『プリンス・オブ・エジプト』と『生命の木』


諸星大二郎の『妖怪ハンター地の巻』を読む。『奇談』の原作になった『生命の木』が大変素晴らしい。原作の方がまとまりがあるし、おどろおどろしくて好きだ。ものすごい世界観だと思うが、なんとこの『生命の木』は妖怪ハンターものの第一作だったらしく、それで映画化されたのか!とも思った。

『生命の木』は東北にある隠れキリシタンの村が舞台。旧約聖書の創世記が独自に伝わっていて、旧約聖書では知恵の実を食べたアダムとイブが、生命の木の実を食べるかもしれないという神の判断により、エデンの園を追放されたとなっているが、この『生命の木』の隠れキリシタンの創世記ではさらに“じゅすへる”というキャラが生命の木の実を食べたという設定になっており、じゅすへるは神同様、不死身の肉体を持つ事になった。

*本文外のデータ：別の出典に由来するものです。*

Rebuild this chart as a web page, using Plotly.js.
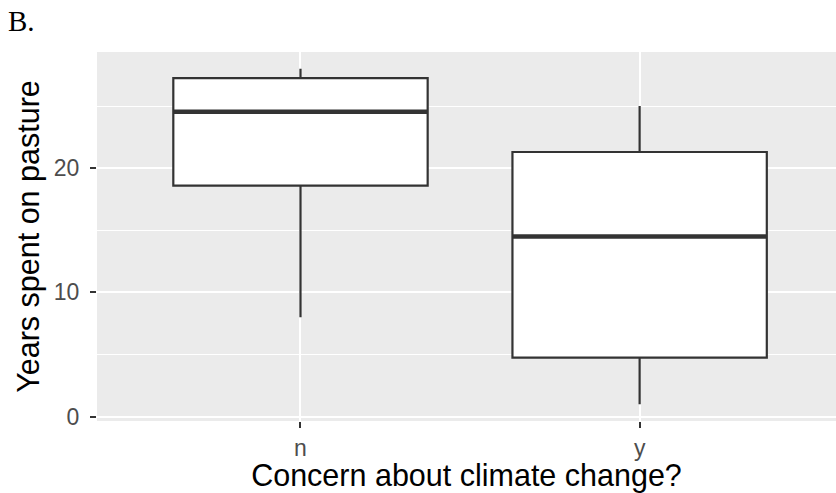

そんな創世記が伝わる村に考古学者がやってくるのだが、考古学者が来る3日前に殺人事件が起きていて…というのが話の概要。

でうす、じゅすへる、あだんとえわ、いんへるの、きりんと、ぱらいそなど、『天地始之事』を元にした言語感覚が世界観をウマい具合に構築していて、非常におもしろい。ラストの「ぱらいそさいくだー!」という東北なまりの昇天シーンは映画よりも強烈。キリストの奇跡が諸星大二郎の手で蘇る!

天地始之事はこちらを参考の事→http://www.geocities.co.jp/Playtown-Knight/7829/texts/tenchi.html

11時に起きて『プリンス・オブ・エジプト』鑑賞。旧約聖書出エジプト記を元にしたドリームワークス制作のアニメーション。分かりやすく言うと『十戒』のアニメ版。98年に制作された映画だが、これ、当時のCG技術の限界に挑んだ作品だったんじゃないだろうか。私は映像的には、2Dと3Dが違和感なく合成された『スチームボーイ』や『イノセンス』よりも、まだちょっと不完全マッチムーブの『BLOOD THE LAST VAMPIRE』や『青の6号』の方が好感が持てる。いかにも頑張って合成しました!感が映像に出ているし、ちょっとした手作りな感じも見れるからだ(デジタルなのに)『プリンス・オブ・エジプト』は後者。一体、どれくらいのカット数なんだよ!と思ってしまうくらいCGがすごいし、カメラワークも3Dじゃないと出来ないような事をこの時点でかなりやっている。『プリンス・オブ・エジプト』って話題にならなかったか?こんなに映像がすごい映画だったとは!エジプトの10の災いは『十戒』よりも完璧に再現してて驚くし、クライマックスの葦の海割りは、ほんの十秒くらいだろうが、それでも、あの秒数にかけた時間というのは途方もなかっただろう。『ファインディング・ニモ』よりも先にCGで海を完璧に演出していて、ホントに驚く。建設中の宮殿をカメラが飛ぶように写すのは『ロード・オブ・ザ・リング』よりも早いし、モーセの出生の秘密を明かすシーンでは壁画を3Dにして、その中の絵がカクカクと動くというものすごい発想で演出してて、もしかしたら『プリンス・オブ・エジプト』は忘れられた傑作なのかも!?

チャールトン・ヘストンの『十戒』は3時間39分あるが、『プリンス・オブ・エジプト』は1時間40分なので、かなり要約されてしまっている。出エジプト記の映像化という意味ではCGを使って神の奇跡を完璧に演出したので良しとしてもストーリーが今ひとつ。『十戒』で、憶測の部分も含めて深く掘り下げたモーセの人となりが『プリンス・オブ・エジプト』ではバッサリカット。ミュージカル調になってしまったのも賛否別れるところだと思うが、その歌がナレーション的な役割を果たしているので、効果的だったんじゃないかと。

『プリンス・オブ・エジプト』は超が付くほどヒットしたわけでもないし、忘れ去られた映画になってるかもしれないが、個人的にはかなりお気に入り。『スチームボーイ』で足踏みしていた大友克洋も嫉妬してたんじゃないか?と思うほどの映像美にサムアップ!あういぇ。